**Dataset extract:**

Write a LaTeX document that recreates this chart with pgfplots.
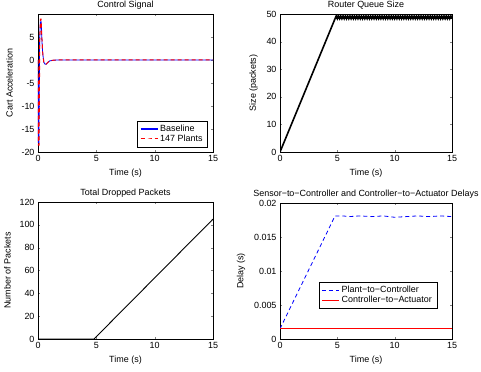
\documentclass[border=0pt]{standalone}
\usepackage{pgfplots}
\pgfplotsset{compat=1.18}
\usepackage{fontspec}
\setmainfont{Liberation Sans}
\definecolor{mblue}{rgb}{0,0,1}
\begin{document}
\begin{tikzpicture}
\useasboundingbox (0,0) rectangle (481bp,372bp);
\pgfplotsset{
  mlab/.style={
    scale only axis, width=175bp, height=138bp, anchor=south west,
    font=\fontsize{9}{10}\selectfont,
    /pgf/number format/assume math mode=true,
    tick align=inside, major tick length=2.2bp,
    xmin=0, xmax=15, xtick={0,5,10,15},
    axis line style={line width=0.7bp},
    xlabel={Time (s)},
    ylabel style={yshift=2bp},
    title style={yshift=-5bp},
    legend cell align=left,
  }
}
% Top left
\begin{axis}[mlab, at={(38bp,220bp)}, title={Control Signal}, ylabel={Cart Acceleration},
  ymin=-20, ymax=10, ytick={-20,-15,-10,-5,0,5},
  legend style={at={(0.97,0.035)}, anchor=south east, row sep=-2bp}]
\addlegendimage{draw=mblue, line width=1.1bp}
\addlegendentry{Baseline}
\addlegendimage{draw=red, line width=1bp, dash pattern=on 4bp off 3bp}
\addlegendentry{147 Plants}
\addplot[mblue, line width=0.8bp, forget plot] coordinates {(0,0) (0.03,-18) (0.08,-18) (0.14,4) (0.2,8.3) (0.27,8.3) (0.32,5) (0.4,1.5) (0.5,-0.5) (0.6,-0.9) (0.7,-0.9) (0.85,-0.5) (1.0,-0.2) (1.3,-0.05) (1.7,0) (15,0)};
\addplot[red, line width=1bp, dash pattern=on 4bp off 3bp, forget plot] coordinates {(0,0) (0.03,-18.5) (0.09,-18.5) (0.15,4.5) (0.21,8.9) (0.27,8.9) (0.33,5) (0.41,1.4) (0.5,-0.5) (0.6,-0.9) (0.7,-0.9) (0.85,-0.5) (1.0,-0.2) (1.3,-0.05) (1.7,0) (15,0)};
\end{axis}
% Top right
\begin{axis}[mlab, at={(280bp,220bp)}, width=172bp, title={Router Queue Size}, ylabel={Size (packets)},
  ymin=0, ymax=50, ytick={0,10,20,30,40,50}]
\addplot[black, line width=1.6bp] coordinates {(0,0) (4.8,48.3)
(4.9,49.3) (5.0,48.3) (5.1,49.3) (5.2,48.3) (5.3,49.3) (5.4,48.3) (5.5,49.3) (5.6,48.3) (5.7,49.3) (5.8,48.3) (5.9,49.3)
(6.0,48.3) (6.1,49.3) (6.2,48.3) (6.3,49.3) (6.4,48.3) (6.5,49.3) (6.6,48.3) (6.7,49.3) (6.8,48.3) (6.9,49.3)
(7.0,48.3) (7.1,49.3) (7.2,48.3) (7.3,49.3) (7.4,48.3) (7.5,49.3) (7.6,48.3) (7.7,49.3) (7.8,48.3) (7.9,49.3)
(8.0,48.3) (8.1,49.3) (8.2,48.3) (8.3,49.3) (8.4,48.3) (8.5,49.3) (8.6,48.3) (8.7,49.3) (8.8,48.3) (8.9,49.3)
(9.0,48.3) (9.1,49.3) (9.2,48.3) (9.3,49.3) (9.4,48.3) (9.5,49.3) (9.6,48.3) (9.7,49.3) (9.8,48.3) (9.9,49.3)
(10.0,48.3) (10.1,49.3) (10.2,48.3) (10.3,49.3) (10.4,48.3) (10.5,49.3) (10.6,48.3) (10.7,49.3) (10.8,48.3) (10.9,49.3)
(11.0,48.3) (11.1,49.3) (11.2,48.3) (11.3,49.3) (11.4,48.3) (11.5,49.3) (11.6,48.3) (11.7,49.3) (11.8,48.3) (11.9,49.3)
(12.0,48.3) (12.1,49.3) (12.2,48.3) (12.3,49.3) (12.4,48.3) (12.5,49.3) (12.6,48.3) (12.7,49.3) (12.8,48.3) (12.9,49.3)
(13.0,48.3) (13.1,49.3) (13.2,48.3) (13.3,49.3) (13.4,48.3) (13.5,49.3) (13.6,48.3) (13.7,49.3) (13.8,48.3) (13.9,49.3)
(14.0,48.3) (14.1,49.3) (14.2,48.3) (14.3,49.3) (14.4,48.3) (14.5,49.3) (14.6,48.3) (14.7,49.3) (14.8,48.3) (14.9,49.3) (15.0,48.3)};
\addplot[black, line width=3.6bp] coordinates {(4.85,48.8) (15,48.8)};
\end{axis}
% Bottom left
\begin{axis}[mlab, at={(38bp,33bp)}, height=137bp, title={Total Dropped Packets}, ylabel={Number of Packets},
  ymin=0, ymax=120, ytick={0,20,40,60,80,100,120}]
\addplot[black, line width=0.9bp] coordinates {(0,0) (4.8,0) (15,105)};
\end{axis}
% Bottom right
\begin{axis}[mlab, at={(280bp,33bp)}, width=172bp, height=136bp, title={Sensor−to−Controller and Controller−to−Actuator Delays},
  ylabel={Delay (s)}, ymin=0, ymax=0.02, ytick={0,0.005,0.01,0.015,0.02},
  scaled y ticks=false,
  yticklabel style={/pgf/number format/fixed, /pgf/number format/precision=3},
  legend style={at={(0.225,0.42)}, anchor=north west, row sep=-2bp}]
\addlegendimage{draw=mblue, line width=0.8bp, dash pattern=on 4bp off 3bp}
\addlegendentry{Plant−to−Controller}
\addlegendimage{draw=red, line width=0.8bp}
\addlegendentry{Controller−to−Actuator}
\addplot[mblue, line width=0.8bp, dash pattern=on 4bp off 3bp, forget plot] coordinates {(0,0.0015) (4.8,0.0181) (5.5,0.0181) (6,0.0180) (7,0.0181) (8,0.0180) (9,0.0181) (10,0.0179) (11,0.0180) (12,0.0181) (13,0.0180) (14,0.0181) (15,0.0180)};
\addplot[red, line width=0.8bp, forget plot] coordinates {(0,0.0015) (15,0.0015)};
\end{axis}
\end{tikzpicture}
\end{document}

**To be done:** Copy out all of the data word for word. Do not carry over any picture.

**Exercise output:**
Write a LaTeX document that recreates this chart with pgfplots.
\documentclass[border=0pt]{standalone}
\usepackage{pgfplots}
\pgfplotsset{compat=1.18}
\usepackage{fontspec}
\setmainfont{Liberation Sans}
\definecolor{mblue}{rgb}{0,0,1}
\begin{document}
\begin{tikzpicture}
\useasboundingbox (0,0) rectangle (481bp,372bp);
\pgfplotsset{
  mlab/.style={
    scale only axis, width=175bp, height=138bp, anchor=south west,
    font=\fontsize{9}{10}\selectfont,
    /pgf/number format/assume math mode=true,
    tick align=inside, major tick length=2.2bp,
    xmin=0, xmax=15, xtick={0,5,10,15},
    axis line style={line width=0.7bp},
    xlabel={Time (s)},
    ylabel style={yshift=2bp},
    title style={yshift=-5bp},
    legend cell align=left,
  }
}
% Top left
\begin{axis}[mlab, at={(38bp,220bp)}, title={Control Signal}, ylabel={Cart Acceleration},
  ymin=-20, ymax=10, ytick={-20,-15,-10,-5,0,5},
  legend style={at={(0.97,0.035)}, anchor=south east, row sep=-2bp}]
\addlegendimage{draw=mblue, line width=1.1bp}
\addlegendentry{Baseline}
\addlegendimage{draw=red, line width=1bp, dash pattern=on 4bp off 3bp}
\addlegendentry{147 Plants}
\addplot[mblue, line width=0.8bp, forget plot] coordinates {(0,0) (0.03,-18) (0.08,-18) (0.14,4) (0.2,8.3) (0.27,8.3) (0.32,5) (0.4,1.5) (0.5,-0.5) (0.6,-0.9) (0.7,-0.9) (0.85,-0.5) (1.0,-0.2) (1.3,-0.05) (1.7,0) (15,0)};
\addplot[red, line width=1bp, dash pattern=on 4bp off 3bp, forget plot] coordinates {(0,0) (0.03,-18.5) (0.09,-18.5) (0.15,4.5) (0.21,8.9) (0.27,8.9) (0.33,5) (0.41,1.4) (0.5,-0.5) (0.6,-0.9) (0.7,-0.9) (0.85,-0.5) (1.0,-0.2) (1.3,-0.05) (1.7,0) (15,0)};
\end{axis}
% Top right
\begin{axis}[mlab, at={(280bp,220bp)}, width=172bp, title={Router Queue Size}, ylabel={Size (packets)},
  ymin=0, ymax=50, ytick={0,10,20,30,40,50}]
\addplot[black, line width=1.6bp] coordinates {(0,0) (4.8,48.3)
(4.9,49.3) (5.0,48.3) (5.1,49.3) (5.2,48.3) (5.3,49.3) (5.4,48.3) (5.5,49.3) (5.6,48.3) (5.7,49.3) (5.8,48.3) (5.9,49.3)
(6.0,48.3) (6.1,49.3) (6.2,48.3) (6.3,49.3) (6.4,48.3) (6.5,49.3) (6.6,48.3) (6.7,49.3) (6.8,48.3) (6.9,49.3)
(7.0,48.3) (7.1,49.3) (7.2,48.3) (7.3,49.3) (7.4,48.3) (7.5,49.3) (7.6,48.3) (7.7,49.3) (7.8,48.3) (7.9,49.3)
(8.0,48.3) (8.1,49.3) (8.2,48.3) (8.3,49.3) (8.4,48.3) (8.5,49.3) (8.6,48.3) (8.7,49.3) (8.8,48.3) (8.9,49.3)
(9.0,48.3) (9.1,49.3) (9.2,48.3) (9.3,49.3) (9.4,48.3) (9.5,49.3) (9.6,48.3) (9.7,49.3) (9.8,48.3) (9.9,49.3)
(10.0,48.3) (10.1,49.3) (10.2,48.3) (10.3,49.3) (10.4,48.3) (10.5,49.3) (10.6,48.3) (10.7,49.3) (10.8,48.3) (10.9,49.3)
(11.0,48.3) (11.1,49.3) (11.2,48.3) (11.3,49.3) (11.4,48.3) (11.5,49.3) (11.6,48.3) (11.7,49.3) (11.8,48.3) (11.9,49.3)
(12.0,48.3) (12.1,49.3) (12.2,48.3) (12.3,49.3) (12.4,48.3) (12.5,49.3) (12.6,48.3) (12.7,49.3) (12.8,48.3) (12.9,49.3)
(13.0,48.3) (13.1,49.3) (13.2,48.3) (13.3,49.3) (13.4,48.3) (13.5,49.3) (13.6,48.3) (13.7,49.3) (13.8,48.3) (13.9,49.3)
(14.0,48.3) (14.1,49.3) (14.2,48.3) (14.3,49.3) (14.4,48.3) (14.5,49.3) (14.6,48.3) (14.7,49.3) (14.8,48.3) (14.9,49.3) (15.0,48.3)};
\addplot[black, line width=3.6bp] coordinates {(4.85,48.8) (15,48.8)};
\end{axis}
% Bottom left
\begin{axis}[mlab, at={(38bp,33bp)}, height=137bp, title={Total Dropped Packets}, ylabel={Number of Packets},
  ymin=0, ymax=120, ytick={0,20,40,60,80,100,120}]
\addplot[black, line width=0.9bp] coordinates {(0,0) (4.8,0) (15,105)};
\end{axis}
% Bottom right
\begin{axis}[mlab, at={(280bp,33bp)}, width=172bp, height=136bp, title={Sensor−to−Controller and Controller−to−Actuator Delays},
  ylabel={Delay (s)}, ymin=0, ymax=0.02, ytick={0,0.005,0.01,0.015,0.02},
  scaled y ticks=false,
  yticklabel style={/pgf/number format/fixed, /pgf/number format/precision=3},
  legend style={at={(0.225,0.42)}, anchor=north west, row sep=-2bp}]
\addlegendimage{draw=mblue, line width=0.8bp, dash pattern=on 4bp off 3bp}
\addlegendentry{Plant−to−Controller}
\addlegendimage{draw=red, line width=0.8bp}
\addlegendentry{Controller−to−Actuator}
\addplot[mblue, line width=0.8bp, dash pattern=on 4bp off 3bp, forget plot] coordinates {(0,0.0015) (4.8,0.0181) (5.5,0.0181) (6,0.0180) (7,0.0181) (8,0.0180) (9,0.0181) (10,0.0179) (11,0.0180) (12,0.0181) (13,0.0180) (14,0.0181) (15,0.0180)};
\addplot[red, line width=0.8bp, forget plot] coordinates {(0,0.0015) (15,0.0015)};
\end{axis}
\end{tikzpicture}
\end{document}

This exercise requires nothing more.